Youth unemployment among the youth in Kenya is estimated at 17.3% according to a World Bank report released last year. This is high compared to our neighbours Uganda and Tanzania whose rates stand at 6%. The economy, while it is growing, is just not able to create enough jobs for Kenya’s working population which stood at 25.5 million in 2015.

Kenya’s formal sector doesn’t create enough jobs and so the majority of job seekers turn to the informal (jua kali) sector to earn a living either through employment or entrepreneurship. The informal sector is thus becoming a lifeline for a majority of Kenyans and in 2015, employment in the sector rose by 6.0% to 12.6 million people.

Business owners in the informal sector have a unique set of problems that limit their growth and most businesses stay small and therefore do not create additional jobs. One of the main problems is lack of access to finance which stems from the lack of formal business registration and record keeping. This makes them risky to lend to and which therefore means that banks won’t touch them.

It is on the back of this that the KCB Group, through their CSR arm, KCB Foundation set up a youth entrepreneurship program called 2jiajiri. 2jiajiri, coined from the Kiswahili word tujiajiri meaning ‘let’s employ ourselves’, was launched in March 2016. The underlying theme of the program is to support young people through training, apprenticeship and funding to set up their own businesses, earn a living and employ others.

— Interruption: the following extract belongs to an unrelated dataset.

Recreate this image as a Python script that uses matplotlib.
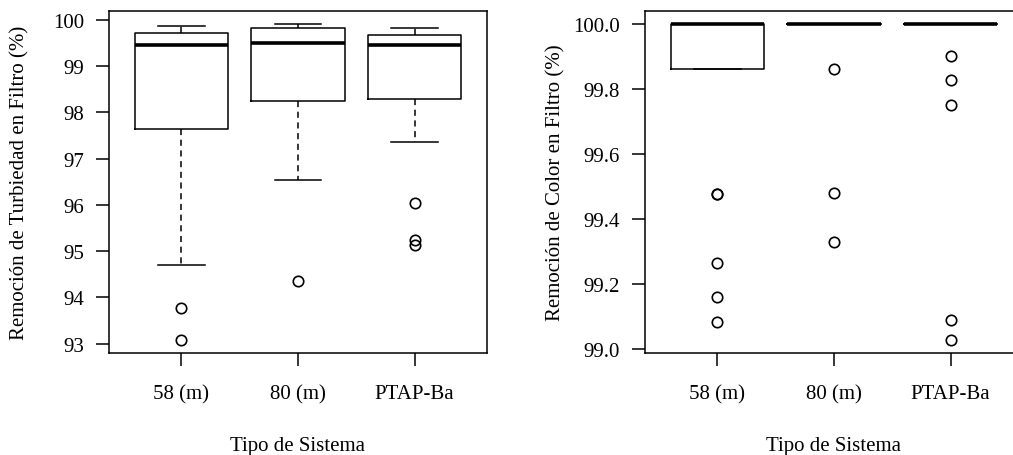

(R-L) Abed Karuga an Out Grower with The Hive , KCB Foundation Programmes Manager Bernard Barasa, takes the US Ambassador to Kenya Robert Godec, KCB Group Chairman, Ngeny Biwott and KCB Group CEO Joshua Oigara through some of the Hive Africa products

KCB’s initial plan was to train and support 10,000 young people annually for 5 years as part of an overall investment of Ksh. 50 Billion. The program focus is on the following sectors:

  1. Building and construction
  2. Automotive maintenance & repair
  3. Beauty and personal care
  4. Domestic services
  5. Agribusiness

It runs in three phases i.e. inception which includes training, incubation which includes business support services and provision of no interest loans and maturity which includes market linkages. In the pilot phase last year, 2,234 people were enrolled into the program after an application and vetting process. The youth selected were then trained in 114 vocational centres in Kenya.

The class of 2016 graduated last year and so far:

  • 518 have established businesses and have received zero interest loans from KCB
  • 270 have secured paid internships with partners such as Tuskys, Ashleys, Toyota and Amadiva.
  • 1,446 are in the process of registering their businesses

KCB 2jiajiri graduate receiving a certificate from President Uhuru Kenyatta

The program will this year train 10,000 who went through the application and vetting process last year. The first cohort of 5,000 have already been dispatched to technical colleges around the country.

According to the the KCB Group CEO and MD Joshua Oigara, the plan is to increase the number of young people taking part in the program to 100,000 per year. KCB is apparently in the process of onboarding more partners in order to make that ambitious number possible. Going forward, the 2jiajiri program will also include a joint-venture, franchise agreements or branch-operator model. This will enable 2jiajiri beneficiaries to have a stake in the ownership of businesses that they establish in conjunction with partnering companies.

2jiajiri is off to a smooth start and at a minimum it has shown that skill based training, business development support plus access to credit can catalyze the labour market. It’s not the ultimate solution but it is a model that can help reduce youth employment in Kenya going forward.